Eight thousand fans pour through the gates of the Waikiki Shell on day two of the festival, and from the moment they get inside they enter the Jack Johnson world as he wants them to see it. No longer built around surf imagery, Johnson is working overtime to brand himself as a positive environmental role model and to present the Jack Johnson experience as a morally and socially uplifting one.

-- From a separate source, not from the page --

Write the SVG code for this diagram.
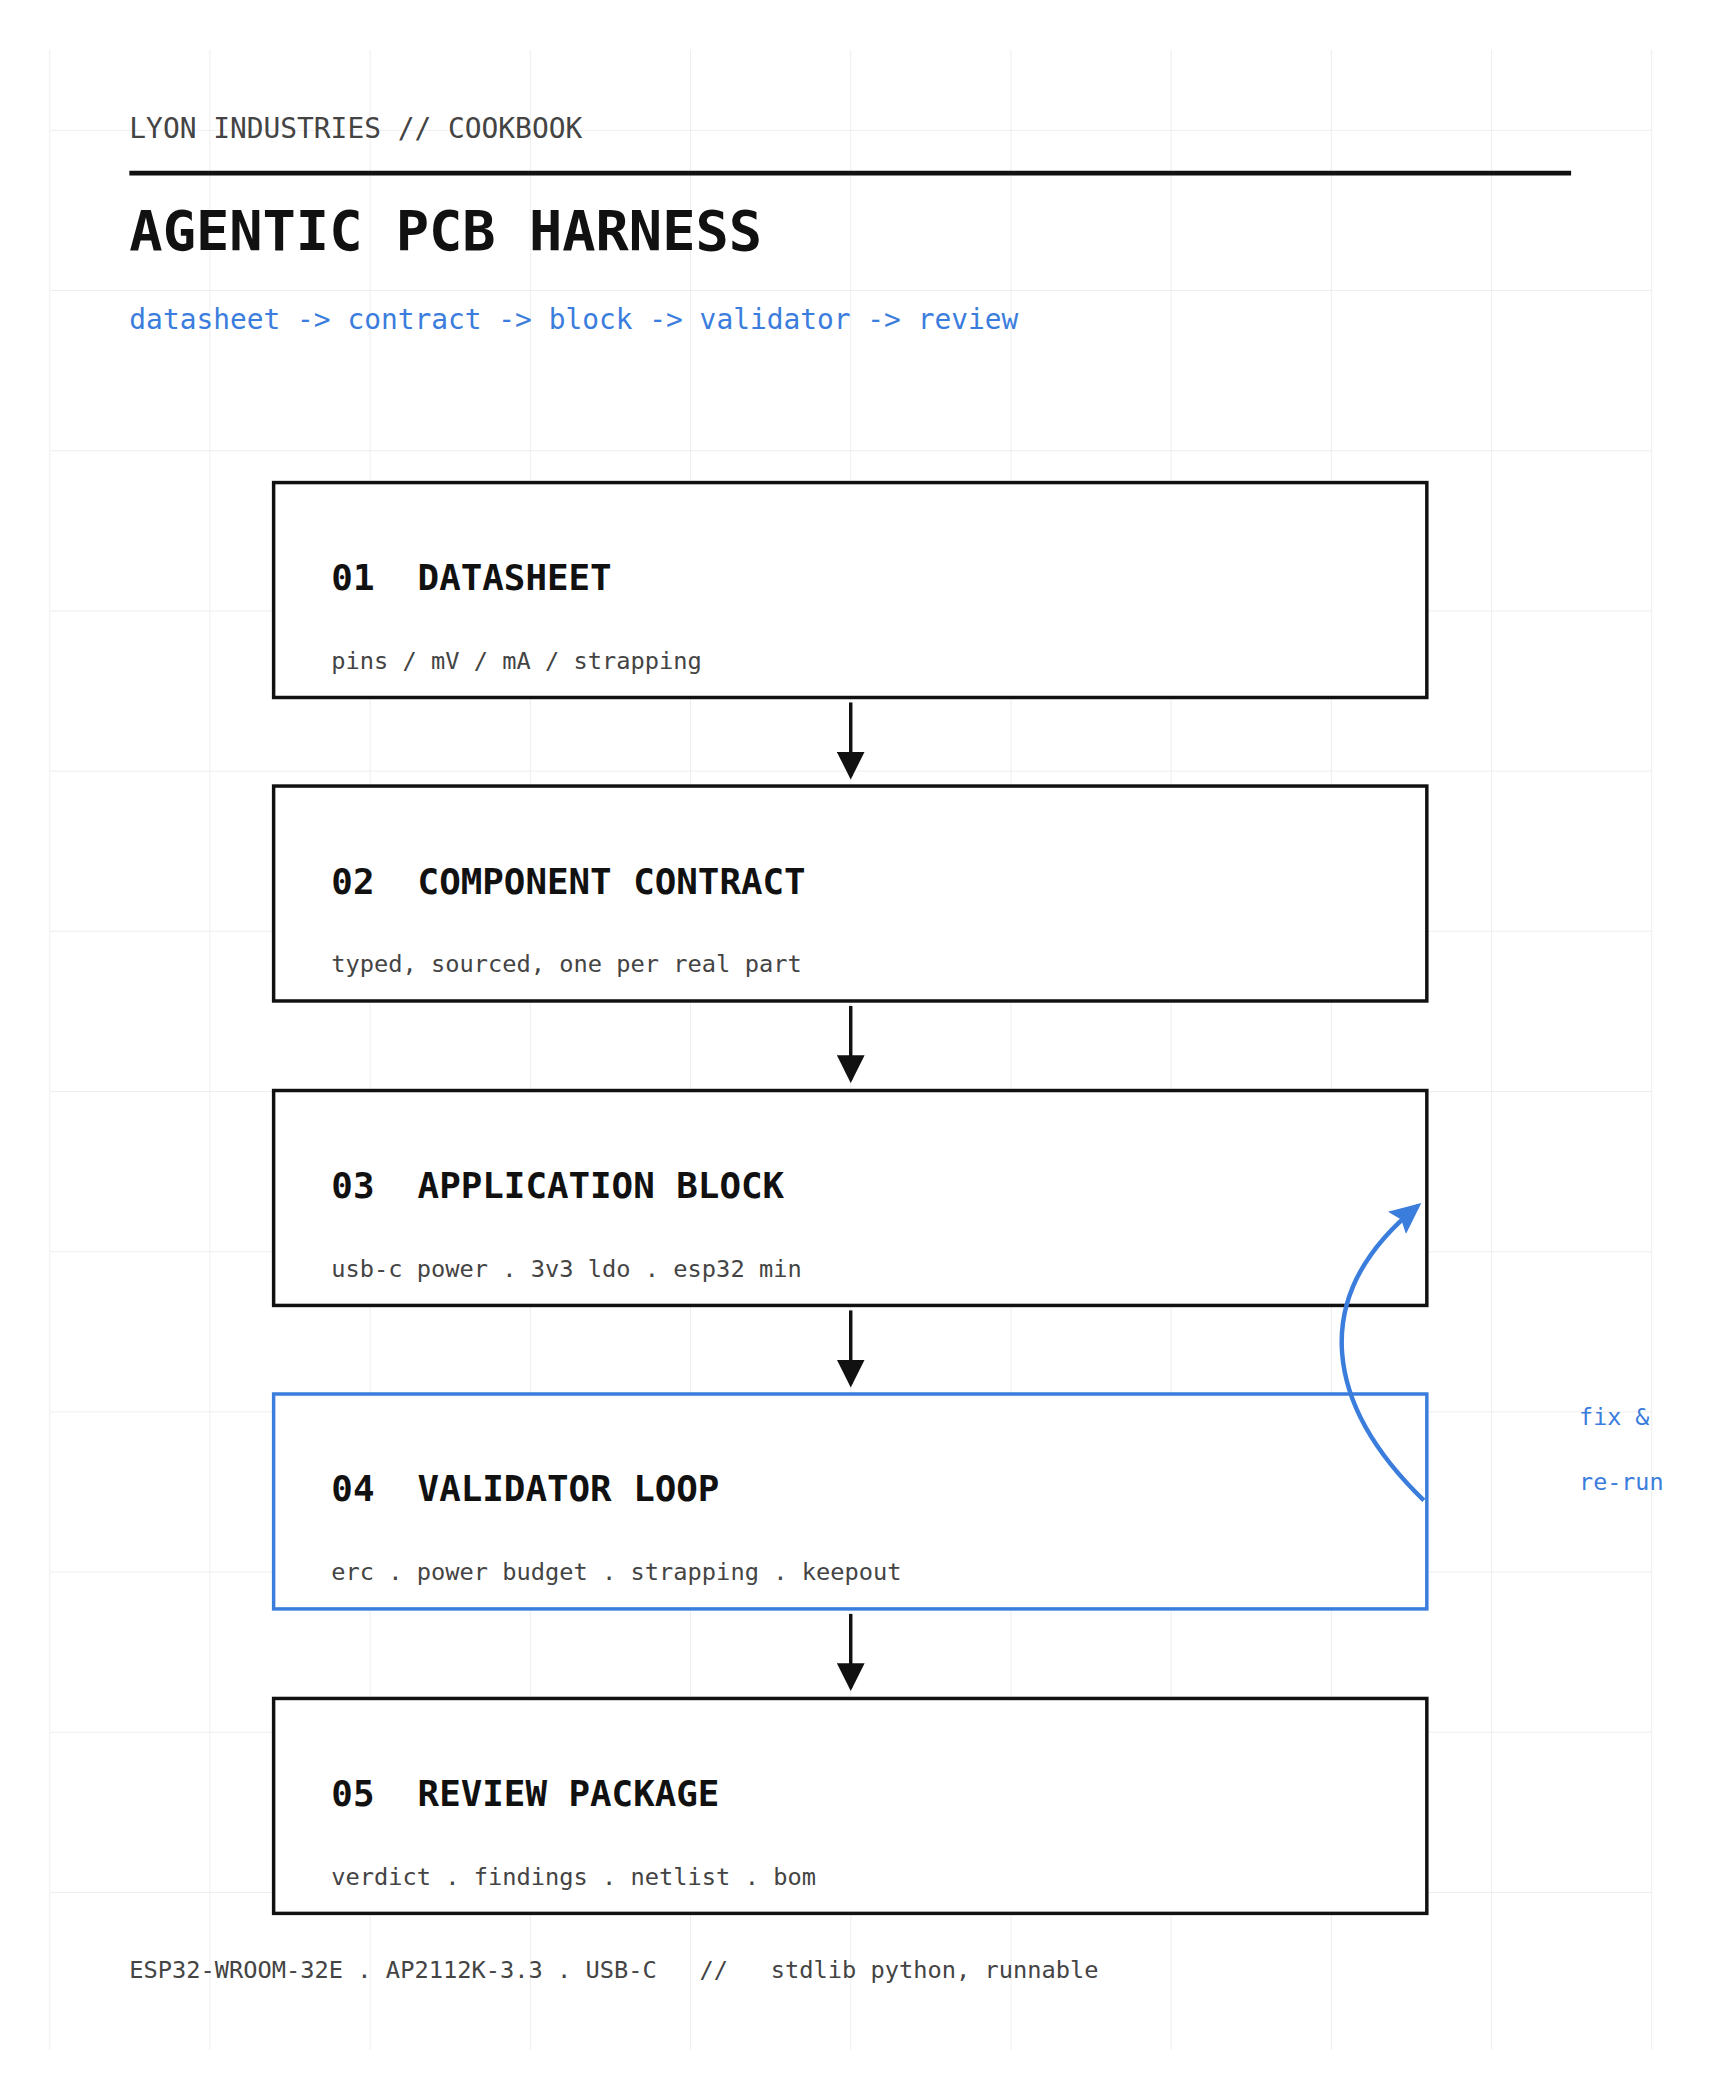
<svg xmlns="http://www.w3.org/2000/svg" width="1718" height="2100" viewBox="0 0 1718 2100">
<style>
text{font-family:"DejaVu Sans Mono","Liberation Mono",monospace;white-space:pre}
.g{stroke:#eeeeee;stroke-width:1}
.box{fill:#fff;stroke:#111;stroke-width:3.5}
.t{font-size:36px;font-weight:bold;fill:#111}
.s{font-size:23.8px;fill:#444}
.c{stroke:#111;stroke-width:3.5;fill:none}
</style>
<defs>
<marker id="a" markerWidth="8" markerHeight="8" refX="7" refY="4" orient="auto" markerUnits="strokeWidth"><path d="M0,0 L8,4 L0,8 z" fill="#111"/></marker>
<marker id="b" markerWidth="8" markerHeight="8" refX="6" refY="4" orient="auto" markerUnits="strokeWidth"><path d="M0,0.8 L7,4 L0,7.2 L1.2,4 z" fill="#3b7ddd"/></marker>
</defs>
<rect width="1718" height="2100" fill="#fff"/>
<g transform="scale(0.995)">
<g id="grid">
<path class="g" d="M50,50V2060M211,50V2060M372,50V2060M533,50V2060M694,50V2060M855,50V2060M1016,50V2060M1177,50V2060M1338,50V2060M1499,50V2060M1660,50V2060"/>
<path class="g" d="M50,131H1660M50,292H1660M50,453H1660M50,614H1660M50,775H1660M50,936H1660M50,1097H1660M50,1258H1660M50,1419H1660M50,1580H1660M50,1741H1660M50,1902H1660"/>
</g>
<g id="header">
<text x="130" y="139" font-size="28" fill="#444">LYON INDUSTRIES // COOKBOOK</text>
<line x1="130" y1="174" x2="1579" y2="174" stroke="#111" stroke-width="5"/>
<text x="130" y="251" font-size="55.6" font-weight="bold" fill="#111">AGENTIC PCB HARNESS</text>
<text x="130" y="331" font-size="28" fill="#3b7ddd">datasheet -&gt; contract -&gt; block -&gt; validator -&gt; review</text>
</g>
<g id="n1"><rect class="box" x="275" y="485" width="1159" height="216"/><text class="t" x="333" y="593" xml:space="preserve">01  DATASHEET</text><text class="s" x="333" y="672">pins / mV / mA / strapping</text></g>
<g id="n2"><rect class="box" x="275" y="790" width="1159" height="216"/><text class="t" x="333" y="898" xml:space="preserve">02  COMPONENT CONTRACT</text><text class="s" x="333" y="977">typed, sourced, one per real part</text></g>
<g id="n3"><rect class="box" x="275" y="1096" width="1159" height="216"/><text class="t" x="333" y="1204" xml:space="preserve">03  APPLICATION BLOCK</text><text class="s" x="333" y="1283">usb-c power . 3v3 ldo . esp32 min</text></g>
<g id="n4"><rect class="box" x="275" y="1401" width="1159" height="216" style="stroke:#3b7ddd"/><text class="t" x="333" y="1509" xml:space="preserve">04  VALIDATOR LOOP</text><text class="s" x="333" y="1588">erc . power budget . strapping . keepout</text></g>
<g id="n5"><rect class="box" x="275" y="1707" width="1159" height="216"/><text class="t" x="333" y="1815" xml:space="preserve">05  REVIEW PACKAGE</text><text class="s" x="333" y="1894">verdict . findings . netlist . bom</text></g>
<g id="connectors">
<line class="c" x1="855" y1="706" x2="855" y2="780" marker-end="url(#a)"/>
<line class="c" x1="855" y1="1011" x2="855" y2="1085" marker-end="url(#a)"/>
<line class="c" x1="855" y1="1317" x2="855" y2="1391" marker-end="url(#a)"/>
<line class="c" x1="855" y1="1622" x2="855" y2="1696" marker-end="url(#a)"/>
<path d="M1431,1508 C1335,1415 1310,1305 1425,1212" fill="none" stroke="#3b7ddd" stroke-width="4.5" marker-end="url(#b)"/>
<text x="1587" y="1432" font-size="23.5" fill="#3b7ddd">fix &amp;</text>
<text x="1587" y="1497" font-size="23.5" fill="#3b7ddd">re-run</text>
</g>
<text x="130" y="1988" font-size="23.8" fill="#444" xml:space="preserve">ESP32-WROOM-32E . AP2112K-3.3 . USB-C   //   stdlib python, runnable</text>
</g>
</svg>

He has always had a strong eco-streak, donating 1 percent of his gross income to such causes. He also started the Kokua Foundation to promote environmental awareness in Hawaiian schools and helped raise a million dollars for a North Shore land conservancy trying to protect a huge swath of Oahu from developers. As far back as 2004 he hired a consultant named Michael Martin, a specialist in social-cause marketing for rock stars, to develop a contract “eco-rider,” which “strongly encourages” all of Johnson’s venues to have — in lieu of the standard dressing-room demands for green M&M’s and Dom Pérignon — recycling bins and compact fluorescent lightbulbs.
More recently, Martin ran a focus group in order to tailor Johnson’s environmental message to his fans. “They all said things like, ‘Jack Johnson is love, Jack Johnson is gentle, he’s hope,’ ” says Martin. He also developed the Kokua Festival Passport. It’s a concert program — part eco-awareness, part shrewd marketing — that encourages fans to wander the site tasting “organic and natural foods,” such as Stonyfield Farm yogurt and Kashi cereal; purchasing “sustainable products,” like organic-cotton Jack Johnson concert T-shirts; and visiting booths in the Kokua Village, like the Honolulu Toyota dealership booth, where you can learn about financing options on a new Prius. You can get merit stamps for things like refilling your water bottle instead of buying a new one, trying on Simple brand sneakers, and buying a CO2 offset sticker. Collect at least three stamps and you can join Johnson’s All At Once Social Action Network and qualify to win prizes like side-stage seating.
And it works. So beautifully, in fact, that while all these fans roam the vendor booths, eating all those free samples and waiting for the music to start on the big stage, Johnson is able to sneak unnoticed around the perimeter and pop up on a small side stage in a designated kids’ area. It’s hard to say what exactly he’s doing: keeping it real, playing hide-and-seek, staging YouTube clips about his commitment to children.
What’s not hard to say is that he looks utterly at ease, saying hello to a dozen perplexed tots and chatting softly about the one Jack Johnson album he figures they might know, the soundtrack he recorded for the 2006 animated film Curious George.
“I actually look a lot like Curious George, don’t I?” Johnson says, with a smile so winning that all the kids giggle and move closer. For 15 minutes he strums and sings with perfect ease, as if he were at a birthday party in somebody’s living room:
We’ve got three R’s we’re going to talk about today / We’ve got to learn to / Reduce, reuse, recycle / Reduce, reuse, recycle…
Then, of course, duty calls. He has to introduce the first act of the main event, and then meet with a little girl from the Make-a-Wish Foundation. His publicist gives him the nod, his security chief and tour manager appear from nowhere, and he does that lickety-split flip-flops thing again, slapping his feet fast across the grass as he zips around the perimeter of the crowd, still largely unnoticed.